Tyrell Davis

Personal information
- Born: 8 November 2004 (age 21)

Sport
- Sport: Athletics
- Event: Sprint

Achievements and titles
- Personal best(s): 60m: 6.59 (2026) 100m: 10.50 (2025) 200m: 21.78 (2025)

= Tyrell Davis (sprinter) =

Canadian sprinter (born 2004)

Tyrell Davis (born 8 November 2004) is a Canadian sprinter. He was the 2026 U Sports indoor champion over 60 metres and was selected to represent Canada at the 2026 World Athletics Indoor Championships.

==Biography==
From Winnipeg, Davis won the silver medal over 60 metres at the 2024 U Sports Indoor Championship the Bisons men’s team took second overall at U Sports.
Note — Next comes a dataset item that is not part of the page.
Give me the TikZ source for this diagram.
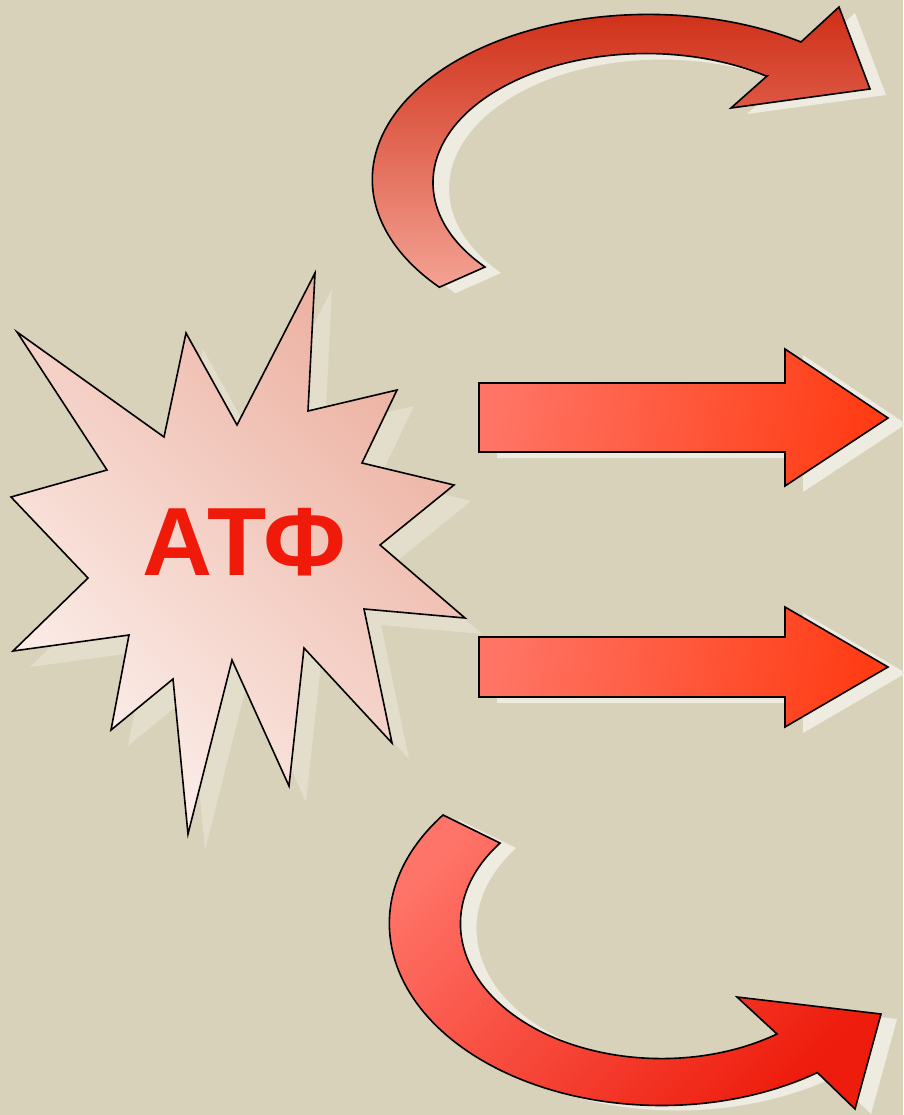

He finished fourth at the event in 2025 competing for the University of Manitoba. Also in 2025, Davis broke the school's 50 metres record with a run of 5.83 seconds at Saskatoon’s Knights of Columbus Indoor Games.

Although his 2025 outdoor season was truncated by hamstring issues, Davis set a new school record in the 60 metres with 6.60 seconds in 2026. He won his first U Sports gold medal ahead of Travis Campbell and Keon Rude in the 60 metres in Winnipeg in March 2026. Running 6.59 seconds in the 60 m final, he broke his own school record and was 0.02 seconds of the U Sports record set in 2010. It was the first time a Manitoban sprinter had run below 6.60 seconds for the 60 metres, and just the third time it had been achieved by a Canadian university athlete. He was selected for the 60 metres at the 2026 World Athletics Indoor Championships in Toruń, Poland, without reaching the semi-finals. He was selected as part of the Canadian team for the 2026 World Athletics Relays.

==Personal life==
From a running family, his father, Anthony, ran for the University of Manitoba in the 1990s, and was part of the school's 4×400 metres relay team that set a Canada West record in 1994, as well as having cousins who also compete in track and field.